Short exercise ->
Without the images, write out the whole listing exactly.

Recorded data ->
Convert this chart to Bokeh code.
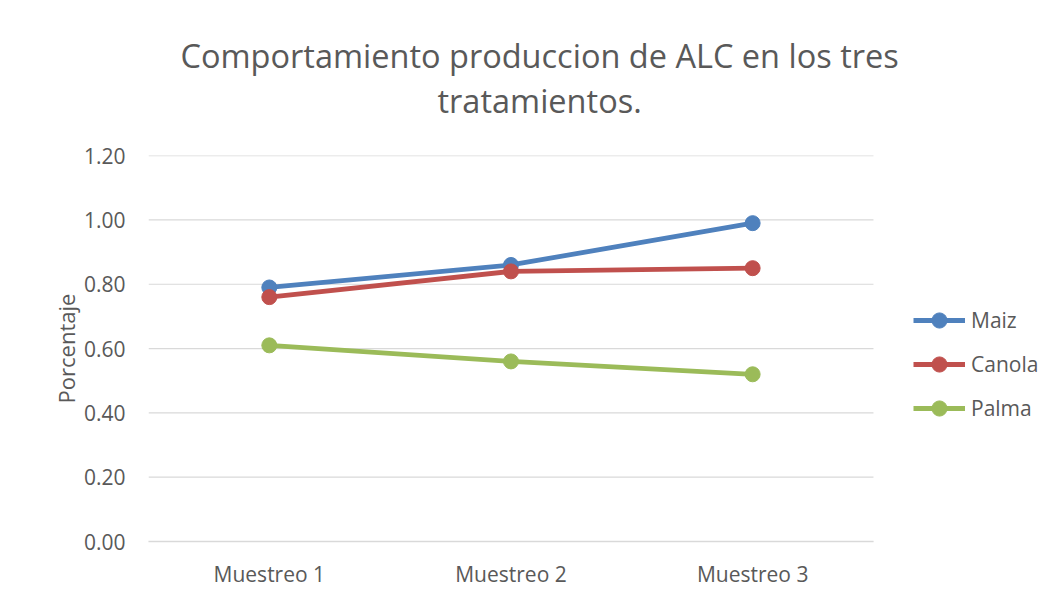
from bokeh.plotting import figure
from bokeh.models import (Range1d, FixedTicker, NumeralTickFormatter,
                          Legend, LegendItem, Title, ColumnDataSource)
from bokeh.embed import file_html
from bokeh.resources import INLINE

categories = ["Muestreo 1", "Muestreo 2", "Muestreo 3"]
maiz = [0.79, 0.86, 0.99]
canola = [0.76, 0.84, 0.85]
palma = [0.61, 0.56, 0.52]
y_ticks = [0.0, 0.2, 0.4, 0.6, 0.8, 1.0, 1.2]
series_names = ["Maiz", "Canola", "Palma"]
series_colors = ["#4F81BD", "#C0504D", "#9BBB59"]
title_lines = ["Comportamiento produccion de ALC en los tres", "tratamientos."]

FONT = "Open Sans"
TXT = "#595959"
FS = "21px"

# category slots: each category occupies one unit, centred at i + 0.5
x_pos = [i + 0.5 for i in range(len(categories))]
n_cat = len(categories)

src = ColumnDataSource(dict(x=x_pos, Maiz=maiz, Canola=canola, Palma=palma))

p = figure(width=1053, height=597, x_range=Range1d(0, 3.745),
           y_range=Range1d(0, 1.2004), output_backend="svg", toolbar_location=None,
           min_border_left=148, min_border_right=0, min_border_bottom=56,
           min_border_top=155)
p.outline_line_color = None
p.background_fill_color = "white"
p.border_fill_color = "white"

# titles (last added is outermost)
p.add_layout(Title(text=title_lines[1], align="left", offset=289, text_font=FONT,
                   text_font_size="32.5px", text_font_style="normal", text_color=TXT,
                   standoff=66), "above")
p.add_layout(Title(text=title_lines[0], align="left", offset=32, text_font=FONT,
                   text_font_size="32.5px", text_font_style="normal", text_color=TXT,
                   standoff=-70), "above")

# y axis
p.yaxis.ticker = FixedTicker(ticks=y_ticks)
p.yaxis.formatter = NumeralTickFormatter(format="0.00")
p.yaxis.axis_line_color = None
p.yaxis.major_tick_line_color = None
p.yaxis.minor_tick_line_color = None
p.yaxis.major_tick_out = 0
p.yaxis.major_label_standoff = 23
p.yaxis.major_label_text_font = FONT
p.yaxis.major_label_text_font_size = FS
p.yaxis.major_label_text_color = TXT
p.yaxis.axis_label = "Porcentaje"
p.yaxis.axis_label_text_font = FONT
p.yaxis.axis_label_text_font_size = "22px"
p.yaxis.axis_label_text_font_style = "normal"
p.yaxis.axis_label_text_color = TXT
p.yaxis.axis_label_standoff = 0

# x axis (categories)
p.xaxis.ticker = FixedTicker(ticks=x_pos)
p.xaxis.major_label_overrides = {x: c for x, c in zip(x_pos, categories)}
p.xaxis.bounds = (0, n_cat)
p.xaxis.axis_line_color = "#d9d9d9"
p.xaxis.axis_line_width = 1.5
p.xaxis.major_tick_line_color = None
p.xaxis.minor_tick_line_color = None
p.xaxis.major_tick_out = 0
p.xaxis.minor_tick_out = 0
p.xaxis.major_label_standoff = 18
p.xaxis.major_label_text_font = FONT
p.xaxis.major_label_text_font_size = FS
p.xaxis.major_label_text_color = TXT

# horizontal gridlines limited to the category area
p.grid.visible = False
p.segment(x0=[0] * len(y_ticks), x1=[n_cat] * len(y_ticks), y0=y_ticks, y1=y_ticks,
          line_color="#d9d9d9", line_width=1.2)

items = []
for name, color in zip(series_names, series_colors):
    l = p.line("x", name, source=src, line_color=color, line_width=4.8)
    c = p.scatter("x", name, source=src, marker="circle", size=15,
                  fill_color=color, line_color=color)
    items.append(LegendItem(label=name, renderers=[l, c]))

legend = Legend(items=items, location=(765, 114), orientation="vertical",
                glyph_width=52, glyph_height=38, label_height=38, spacing=6,
                padding=0, margin=0, label_standoff=6,
                label_text_font=FONT, label_text_font_size=FS,
                label_text_color=TXT, border_line_color=None,
                background_fill_alpha=0)
p.add_layout(legend, "center")

open("out.html", "w").write(file_html(p, INLINE))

Problem solution ->
Convert this chart to Bokeh code.
from bokeh.plotting import figure
from bokeh.models import (Range1d, FixedTicker, NumeralTickFormatter,
                          Legend, LegendItem, Title, ColumnDataSource)
from bokeh.embed import file_html
from bokeh.resources import INLINE

categories = ["Muestreo 1", "Muestreo 2", "Muestreo 3"]
maiz = [0.79, 0.86, 0.99]
canola = [0.76, 0.84, 0.85]
palma = [0.61, 0.56, 0.52]
y_ticks = [0.0, 0.2, 0.4, 0.6, 0.8, 1.0, 1.2]
series_names = ["Maiz", "Canola", "Palma"]
series_colors = ["#4F81BD", "#C0504D", "#9BBB59"]
title_lines = ["Comportamiento produccion de ALC en los tres", "tratamientos."]

FONT = "Open Sans"
TXT = "#595959"
FS = "21px"

# category slots: each category occupies one unit, centred at i + 0.5
x_pos = [i + 0.5 for i in range(len(categories))]
n_cat = len(categories)

src = ColumnDataSource(dict(x=x_pos, Maiz=maiz, Canola=canola, Palma=palma))

p = figure(width=1053, height=597, x_range=Range1d(0, 3.745),
           y_range=Range1d(0, 1.2004), output_backend="svg", toolbar_location=None,
           min_border_left=148, min_border_right=0, min_border_bottom=56,
           min_border_top=155)
p.outline_line_color = None
p.background_fill_color = "white"
p.border_fill_color = "white"

# titles (last added is outermost)
p.add_layout(Title(text=title_lines[1], align="left", offset=289, text_font=FONT,
                   text_font_size="32.5px", text_font_style="normal", text_color=TXT,
                   standoff=66), "above")
p.add_layout(Title(text=title_lines[0], align="left", offset=32, text_font=FONT,
                   text_font_size="32.5px", text_font_style="normal", text_color=TXT,
                   standoff=-70), "above")

# y axis
p.yaxis.ticker = FixedTicker(ticks=y_ticks)
p.yaxis.formatter = NumeralTickFormatter(format="0.00")
p.yaxis.axis_line_color = None
p.yaxis.major_tick_line_color = None
p.yaxis.minor_tick_line_color = None
p.yaxis.major_tick_out = 0
p.yaxis.major_label_standoff = 23
p.yaxis.major_label_text_font = FONT
p.yaxis.major_label_text_font_size = FS
p.yaxis.major_label_text_color = TXT
p.yaxis.axis_label = "Porcentaje"
p.yaxis.axis_label_text_font = FONT
p.yaxis.axis_label_text_font_size = "22px"
p.yaxis.axis_label_text_font_style = "normal"
p.yaxis.axis_label_text_color = TXT
p.yaxis.axis_label_standoff = 0

# x axis (categories)
p.xaxis.ticker = FixedTicker(ticks=x_pos)
p.xaxis.major_label_overrides = {x: c for x, c in zip(x_pos, categories)}
p.xaxis.bounds = (0, n_cat)
p.xaxis.axis_line_color = "#d9d9d9"
p.xaxis.axis_line_width = 1.5
p.xaxis.major_tick_line_color = None
p.xaxis.minor_tick_line_color = None
p.xaxis.major_tick_out = 0
p.xaxis.minor_tick_out = 0
p.xaxis.major_label_standoff = 18
p.xaxis.major_label_text_font = FONT
p.xaxis.major_label_text_font_size = FS
p.xaxis.major_label_text_color = TXT

# horizontal gridlines limited to the category area
p.grid.visible = False
p.segment(x0=[0] * len(y_ticks), x1=[n_cat] * len(y_ticks), y0=y_ticks, y1=y_ticks,
          line_color="#d9d9d9", line_width=1.2)

items = []
for name, color in zip(series_names, series_colors):
    l = p.line("x", name, source=src, line_color=color, line_width=4.8)
    c = p.scatter("x", name, source=src, marker="circle", size=15,
                  fill_color=color, line_color=color)
    items.append(LegendItem(label=name, renderers=[l, c]))

legend = Legend(items=items, location=(765, 114), orientation="vertical",
                glyph_width=52, glyph_height=38, label_height=38, spacing=6,
                padding=0, margin=0, label_standoff=6,
                label_text_font=FONT, label_text_font_size=FS,
                label_text_color=TXT, border_line_color=None,
                background_fill_alpha=0)
p.add_layout(legend, "center")

open("out.html", "w").write(file_html(p, INLINE))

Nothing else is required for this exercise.